Bit-identical results across architectures are not the default in scientific computing. Most HPC codes accept “within tolerance” because floating-point non-associativity, FMA contraction, and thread scheduling make exact reproducibility impractical.

guideStone achieves it through four mechanisms:

1. Canonical Reduction Order

Parallel reductions (summing an array across GPU threads) use a fixed binary tree structure rather than hardware-dependent scheduling. This eliminates the primary source of floating-point non-determinism in GPU computation.

barraCuda WGSL shaders implement this explicitly. The reduction tree is part of the specification, not an implementation detail.

2. Explicit FMA Policy

Fused multiply-add (FMA) changes results by absorbing the intermediate rounding. coralReef emits FMA instructions with documented contraction semantics. The same FMA policy applies whether the target is NVIDIA SASS or AMD GFX1030.

3. Pure Rust Arithmetic

The CPU path uses Rust’s f64 arithmetic with explicit operation ordering. No LAPACK, no BLAS, no vendor math library. The same Rust source compiles to both x86_64 and aarch64 with identical semantics because there is no C library in the hot path.

4. Tolerance Decomposition

groundSpring decomposes the uncertainty budget for every observable. When the dominant uncertainty is gauge sampling variance (statistical), the deterministic tolerance is set far below it. Bit-identity is achievable because the numerical tolerance headroom is orders of magnitude larger than the floating-point representation differences.
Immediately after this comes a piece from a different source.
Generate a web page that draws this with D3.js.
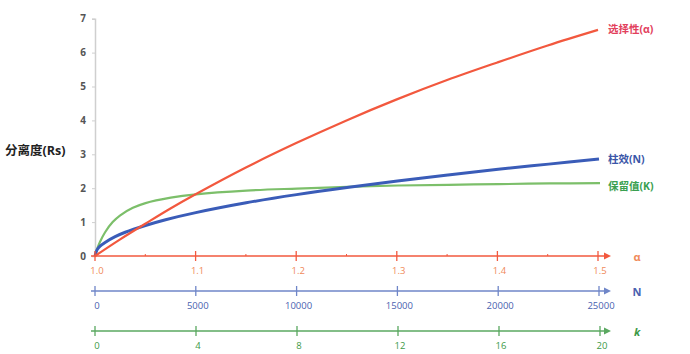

What Bit-Identity Does Not Cover

The 40/40 bit-identical result applies to the core validation observables — quantities computed from reference gauge configurations with fixed random seeds and deterministic integration paths.

Quantities that involve:

  • Monte Carlo sampling with different random seeds — statistically consistent, not bit-identical
  • Iterative solvers with hardware-dependent convergence — results agree within named tolerance, not bit-identical
  • Timing-dependent operations — wall time varies, physics does not

The distinction is precise: deterministic computations (same input, same algorithm, same operation order) are bit-identical. Stochastic computations (sampling, random initialization) are statistically consistent within derived tolerances.


The Implication

When a PI runs ./hotspring validate on their laptop and gets 59/59 PASS, they know:

  1. The physics on their machine matches the physics on every other machine that has ever run this artifact
  2. The match is not approximate — it is exact for deterministic quantities
  3. The tolerances for stochastic quantities are derived, not guessed, and the dominant uncertainty source is named
  4. No vendor SDK, no institutional license, no cloud subscription was required to achieve this

The computation is the proof. The substrate is irrelevant. This is what guideStone means.